9. Cependant, aux termes de l'article L. 581-14-2 du code de l'environnement : " Les compétences en matière de police de la publicité sont exercées par le préfet. Toutefois, s'il existe un règlement local de publicité, ces compétences sont exercées par le maire au nom de la commune. Dans ce dernier cas, à défaut pour le maire de prendre les mesures prévues aux articles L. 581-27, L. 581-28 et L. 581-31 dans le délai d'un mois suivant la demande qui lui est adressée par le représentant de l'Etat dans le département, ce dernier y pourvoit en lieu et place du maire ". Il est constant qu'à la date de l'arrêté de mise en demeure du 15 octobre 2019, la commune de Roquefort-les-Pins n'était pas dotée d'un règlement local de publicité, lequel n'a été adopté que postérieurement par une délibération en date du 20 septembre 2022. Dès lors, le pouvoir de police de la publicité relevait de la compétence exclusive du préfet. Par suite, la substitution de base légale sollicitée ne peut être accueillie.

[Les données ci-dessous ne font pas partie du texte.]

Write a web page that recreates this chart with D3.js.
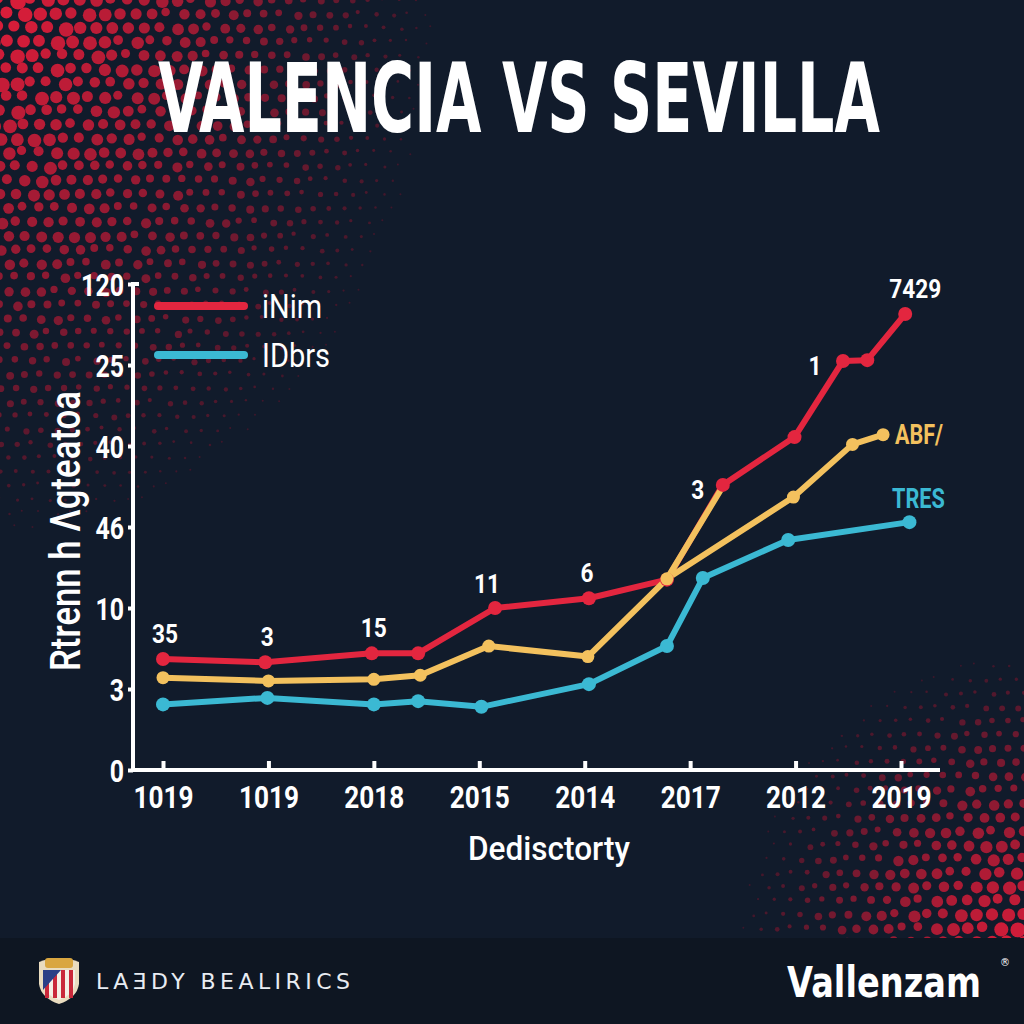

10. Il résulte de tout ce qui précède que la commune de Roquefort-les-Pins n'est pas fondée à se plaindre de ce que, par le jugement attaqué, le tribunal administratif de Nice a annulé l'arrêté du 15 octobre 2019, ainsi que, par voie de conséquence, la décision implicite de rejet du recours gracieux exercé par la société Génération Led le 18 novembre 2019.
D É C I D E :
Article 1er : La requête de la commune de Roquefort-les-Pins est rejetée.
Article 2 : Le présent arrêt sera notifié à la commune de Roquefort-les-Pins et à la SAS Génération Led.
Délibéré après l'audience du 23 février 2024, où siégeaient :
- Mme Chenal-Peter, présidente,
- Mme Vincent, présidente assesseure,
- Mme Marchessaux, première conseillère.
Rendu public par mise à disposition au greffe, le 8 mars 2024.